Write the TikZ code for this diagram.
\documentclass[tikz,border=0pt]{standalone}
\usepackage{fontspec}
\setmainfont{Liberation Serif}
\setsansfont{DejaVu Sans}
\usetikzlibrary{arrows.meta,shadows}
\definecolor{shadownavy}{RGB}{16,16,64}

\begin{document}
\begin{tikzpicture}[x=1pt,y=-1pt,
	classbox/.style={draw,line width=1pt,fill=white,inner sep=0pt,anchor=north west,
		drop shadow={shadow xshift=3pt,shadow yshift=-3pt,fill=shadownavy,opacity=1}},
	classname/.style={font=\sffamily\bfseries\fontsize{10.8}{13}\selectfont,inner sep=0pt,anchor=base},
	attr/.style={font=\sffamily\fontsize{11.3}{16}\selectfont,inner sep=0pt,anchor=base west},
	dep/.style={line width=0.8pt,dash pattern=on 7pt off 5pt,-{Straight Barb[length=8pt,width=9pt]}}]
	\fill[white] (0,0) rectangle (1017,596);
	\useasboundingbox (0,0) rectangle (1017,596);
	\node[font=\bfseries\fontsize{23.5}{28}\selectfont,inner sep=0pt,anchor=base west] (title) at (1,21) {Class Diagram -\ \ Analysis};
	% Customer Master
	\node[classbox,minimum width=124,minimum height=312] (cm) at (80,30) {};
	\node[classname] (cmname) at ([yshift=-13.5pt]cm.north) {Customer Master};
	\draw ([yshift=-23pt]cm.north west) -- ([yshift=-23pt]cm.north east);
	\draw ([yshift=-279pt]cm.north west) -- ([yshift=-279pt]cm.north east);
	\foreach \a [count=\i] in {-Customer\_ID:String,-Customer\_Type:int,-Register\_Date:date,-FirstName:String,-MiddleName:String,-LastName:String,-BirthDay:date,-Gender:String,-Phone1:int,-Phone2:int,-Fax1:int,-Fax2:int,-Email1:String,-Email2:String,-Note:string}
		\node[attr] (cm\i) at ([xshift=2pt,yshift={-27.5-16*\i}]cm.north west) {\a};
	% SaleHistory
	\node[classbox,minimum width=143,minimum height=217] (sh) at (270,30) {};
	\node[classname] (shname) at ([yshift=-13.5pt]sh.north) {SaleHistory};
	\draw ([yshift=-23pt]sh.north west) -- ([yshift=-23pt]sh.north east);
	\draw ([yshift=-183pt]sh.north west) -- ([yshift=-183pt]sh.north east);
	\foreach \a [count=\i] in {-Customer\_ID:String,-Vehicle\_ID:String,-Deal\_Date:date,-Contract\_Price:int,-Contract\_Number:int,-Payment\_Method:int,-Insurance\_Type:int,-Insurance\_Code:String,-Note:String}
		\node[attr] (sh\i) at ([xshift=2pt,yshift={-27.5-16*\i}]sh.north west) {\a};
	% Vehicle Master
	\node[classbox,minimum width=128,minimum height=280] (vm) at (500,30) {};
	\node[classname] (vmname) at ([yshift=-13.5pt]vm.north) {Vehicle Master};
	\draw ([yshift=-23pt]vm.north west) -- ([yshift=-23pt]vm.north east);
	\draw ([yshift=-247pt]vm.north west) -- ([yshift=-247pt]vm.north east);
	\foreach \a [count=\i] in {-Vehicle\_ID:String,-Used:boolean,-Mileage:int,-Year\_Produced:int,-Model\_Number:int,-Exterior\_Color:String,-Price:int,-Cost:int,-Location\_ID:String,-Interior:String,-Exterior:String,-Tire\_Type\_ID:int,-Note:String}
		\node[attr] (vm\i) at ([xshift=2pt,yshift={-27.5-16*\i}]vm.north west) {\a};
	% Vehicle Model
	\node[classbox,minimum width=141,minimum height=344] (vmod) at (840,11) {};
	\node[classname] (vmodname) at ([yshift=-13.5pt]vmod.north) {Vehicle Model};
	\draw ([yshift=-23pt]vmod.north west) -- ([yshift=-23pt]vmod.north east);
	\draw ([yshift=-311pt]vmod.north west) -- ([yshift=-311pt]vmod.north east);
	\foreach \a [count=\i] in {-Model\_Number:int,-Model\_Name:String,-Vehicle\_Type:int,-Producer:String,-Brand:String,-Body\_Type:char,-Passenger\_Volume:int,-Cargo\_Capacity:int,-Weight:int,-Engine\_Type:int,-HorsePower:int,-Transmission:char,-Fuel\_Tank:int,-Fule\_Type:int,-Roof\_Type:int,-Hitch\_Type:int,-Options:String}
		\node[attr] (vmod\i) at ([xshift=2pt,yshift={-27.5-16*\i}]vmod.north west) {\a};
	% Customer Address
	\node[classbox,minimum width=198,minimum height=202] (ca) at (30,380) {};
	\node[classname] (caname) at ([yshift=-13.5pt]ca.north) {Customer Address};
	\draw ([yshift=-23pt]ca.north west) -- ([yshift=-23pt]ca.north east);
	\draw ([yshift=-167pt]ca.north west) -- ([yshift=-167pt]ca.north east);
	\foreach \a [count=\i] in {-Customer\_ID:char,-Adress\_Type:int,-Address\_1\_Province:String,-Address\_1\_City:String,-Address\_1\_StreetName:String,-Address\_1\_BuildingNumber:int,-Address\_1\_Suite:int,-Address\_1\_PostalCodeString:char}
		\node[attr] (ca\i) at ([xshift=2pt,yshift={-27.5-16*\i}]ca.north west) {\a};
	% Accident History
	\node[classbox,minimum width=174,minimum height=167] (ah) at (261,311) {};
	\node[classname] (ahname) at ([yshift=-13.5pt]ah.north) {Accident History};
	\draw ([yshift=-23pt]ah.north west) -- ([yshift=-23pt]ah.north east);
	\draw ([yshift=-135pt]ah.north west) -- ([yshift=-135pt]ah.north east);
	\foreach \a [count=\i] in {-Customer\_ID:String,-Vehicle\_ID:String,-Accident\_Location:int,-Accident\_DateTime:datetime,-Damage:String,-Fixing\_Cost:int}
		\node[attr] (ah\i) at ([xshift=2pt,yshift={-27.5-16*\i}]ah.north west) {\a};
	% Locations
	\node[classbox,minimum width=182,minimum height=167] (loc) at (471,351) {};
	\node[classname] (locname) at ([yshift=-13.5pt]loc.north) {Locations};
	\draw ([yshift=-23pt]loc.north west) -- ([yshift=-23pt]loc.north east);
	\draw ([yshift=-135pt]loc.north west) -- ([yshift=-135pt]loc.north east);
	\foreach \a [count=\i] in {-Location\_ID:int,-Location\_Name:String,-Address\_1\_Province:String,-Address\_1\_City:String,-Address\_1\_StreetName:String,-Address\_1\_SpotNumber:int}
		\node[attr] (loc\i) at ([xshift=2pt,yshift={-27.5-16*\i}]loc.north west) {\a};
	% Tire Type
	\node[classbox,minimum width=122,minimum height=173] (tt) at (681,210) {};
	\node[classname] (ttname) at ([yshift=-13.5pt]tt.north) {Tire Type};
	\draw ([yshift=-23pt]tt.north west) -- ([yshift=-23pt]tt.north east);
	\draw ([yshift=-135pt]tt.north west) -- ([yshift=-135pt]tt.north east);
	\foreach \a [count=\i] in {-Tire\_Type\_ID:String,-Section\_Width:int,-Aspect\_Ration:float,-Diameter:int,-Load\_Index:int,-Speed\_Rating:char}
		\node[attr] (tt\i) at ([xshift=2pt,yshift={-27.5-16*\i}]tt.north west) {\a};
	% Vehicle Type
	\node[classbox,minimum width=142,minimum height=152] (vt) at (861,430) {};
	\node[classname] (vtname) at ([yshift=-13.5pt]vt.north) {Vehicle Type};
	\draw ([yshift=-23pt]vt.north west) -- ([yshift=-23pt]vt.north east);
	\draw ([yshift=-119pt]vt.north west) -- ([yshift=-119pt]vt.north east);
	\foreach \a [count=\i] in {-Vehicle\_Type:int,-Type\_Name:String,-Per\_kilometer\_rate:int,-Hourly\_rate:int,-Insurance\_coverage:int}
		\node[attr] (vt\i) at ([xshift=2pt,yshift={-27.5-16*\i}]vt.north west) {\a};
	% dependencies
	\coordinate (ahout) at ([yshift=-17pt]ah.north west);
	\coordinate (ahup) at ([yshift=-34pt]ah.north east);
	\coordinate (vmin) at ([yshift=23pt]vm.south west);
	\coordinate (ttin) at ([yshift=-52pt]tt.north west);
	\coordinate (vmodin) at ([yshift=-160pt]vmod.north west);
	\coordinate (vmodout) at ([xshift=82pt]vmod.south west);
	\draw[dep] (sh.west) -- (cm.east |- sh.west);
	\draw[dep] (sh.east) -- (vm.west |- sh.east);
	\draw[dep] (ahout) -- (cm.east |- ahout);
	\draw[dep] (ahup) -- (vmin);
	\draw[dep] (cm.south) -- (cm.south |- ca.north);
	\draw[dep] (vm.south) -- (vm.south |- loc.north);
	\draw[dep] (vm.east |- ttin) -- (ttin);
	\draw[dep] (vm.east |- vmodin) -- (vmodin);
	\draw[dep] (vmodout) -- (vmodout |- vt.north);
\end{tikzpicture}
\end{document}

________________________

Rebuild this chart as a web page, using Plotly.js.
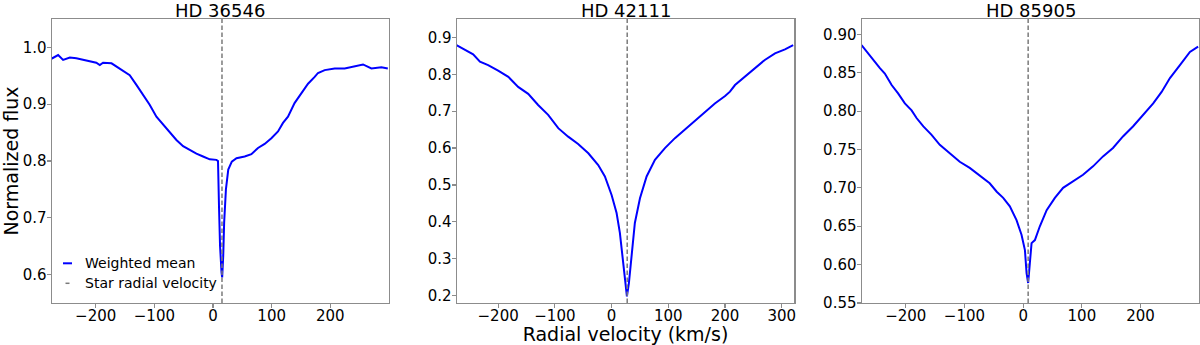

________________________

SET EXERCISE -> Find each line holding "this". Copy it out.

REPLY ->
Write the TikZ code for this diagram.
Rebuild this chart as a web page, using Plotly.js.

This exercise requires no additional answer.